There is absolutely nothing “girly” about looking up at a clear, midnight sky and feeling completely small. Stargazing is a deeply human, unpretentious pursuit it is the ultimate “Pinkies Down” luxury. The universe doesn’t show off; it just exists in an impossibly vast, silent elegance.

It was that exact emotional response that Rolls-Royce captured so perfectly with the Wraith Luminary Collection. Released as a highly limited run of just 55 cars, the Luminary wasn’t just a vehicle with a fancy ceiling. It was a rolling observatory, a flat Sunburst Grey canvas that only awoke with brilliant copper undertones when touched by direct sunlight.
Inside, it took the brand’s iconic Starlight Headliner and turned it into active theater. It featured 1,340 hand-woven fiber-optic lights configured to fire eight random shooting stars predominantly over the driver’s seat. For the first time, they illuminated the actual grain structure of Czech Tudor Oak using 176 deeply recessed LEDs, surrounding the cabin in a warm, cosmic glow refracted by hand-woven stainless steel fabric.

When the final Wraith rolled off the Goodwood assembly line, it marked the end of an era. The rumbling, twin-turbocharged V12 engine that carried that celestial sanctuary went quiet.
Will we ever see her again?
The Succession of the Sky: Enter the Spectre
The short answer is no we will never see the Wraith Luminary return in its original guise. Rolls-Royce has permanently closed the chapter on the V12 internal combustion coupe. But the spirit of the Luminary hasn’t vanished into the ether. It has simply evolved into something completely fitting for a silent, electric era: The Rolls-Royce Spectre.

If you want that feeling of being drenched in everlasting diamonds, the Spectre is the modern manifestation of that exact night sky. In fact, transitioning to an all-electric platform has arguably made the celestial theme even more authentic. Without the mechanical vibration and low thrum of a combustion engine, sitting inside a Spectre is as close as you can get to the absolute, weightless silence of deep space.
Goodwood didn’t just carry over the starlight features; they expanded the entire canvas:
- Starlight Doors: The constellation no longer stops at the roofline.
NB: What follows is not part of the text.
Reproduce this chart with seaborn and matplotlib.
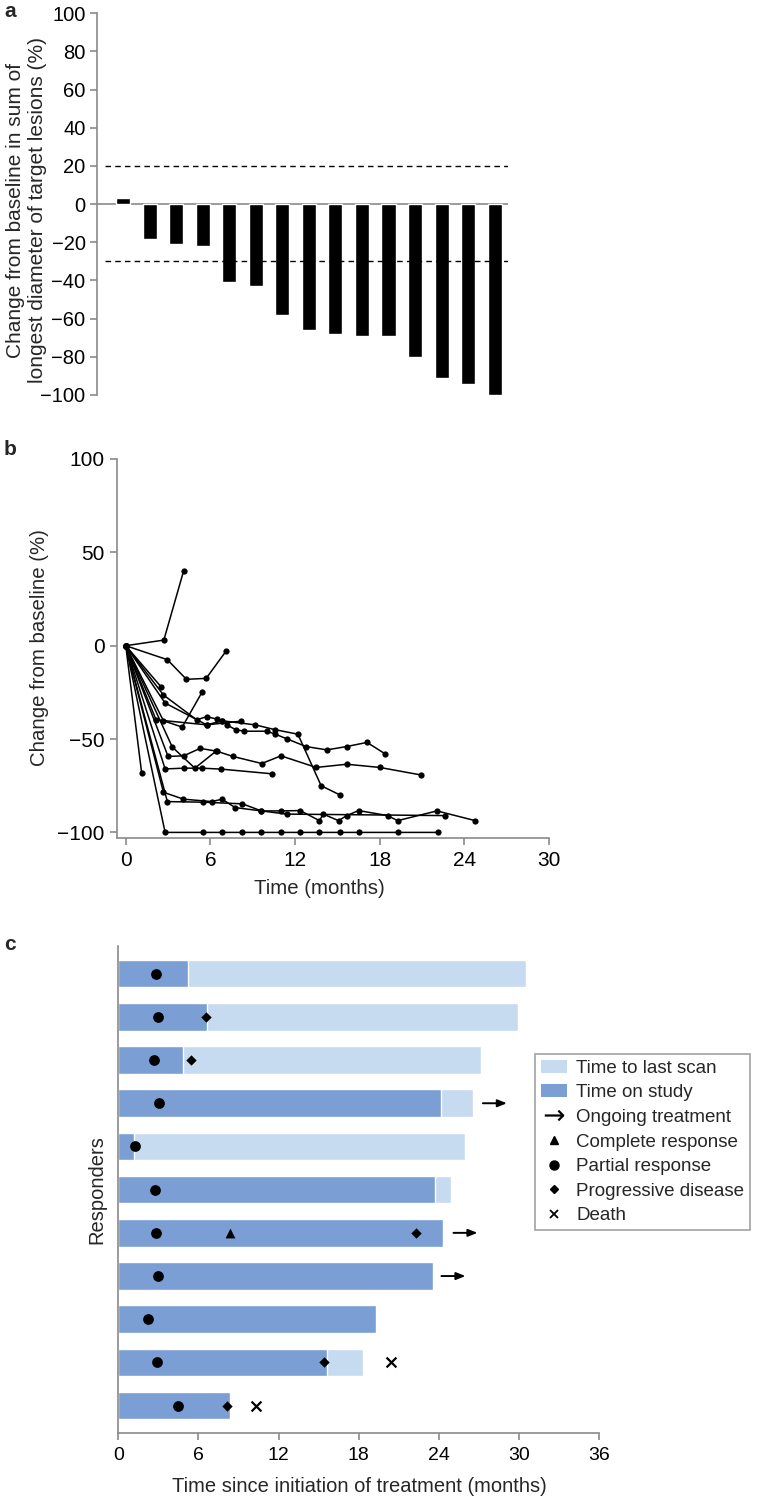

The Spectre introduces illuminated door panels featuring an additional 4,796 faintly glowing “stars” that seamlessly flow down the cabin walls, completely enveloping you in a uniform cocoon of light.
- The Illuminated Fascia: Ahead of the passenger seat, the dashboard now features a bespoke, shimmering nameplate surrounded by a cluster of more than 5,500 cosmic points of light that remain completely invisible when the car is powered down.
- The Ultimate Clean Room Design: The technical fabric execution we saw in the Luminary has evolved into highly stylized, contemporary interior splits, allowing owners to map out personal, highly specific star maps that mimic the exact constellation layout of the night they were born or a moment that redefined their life.
The Verdict: The Wraith Luminary remains a highly collectible masterpiece a fixed point in automotive history. But if you are looking to take a step back and look at the entire canvas of darkness drenched in diamonds, the journey continues. The stars haven’t burned out; they’ve just gone electric. I loved you more than you love me.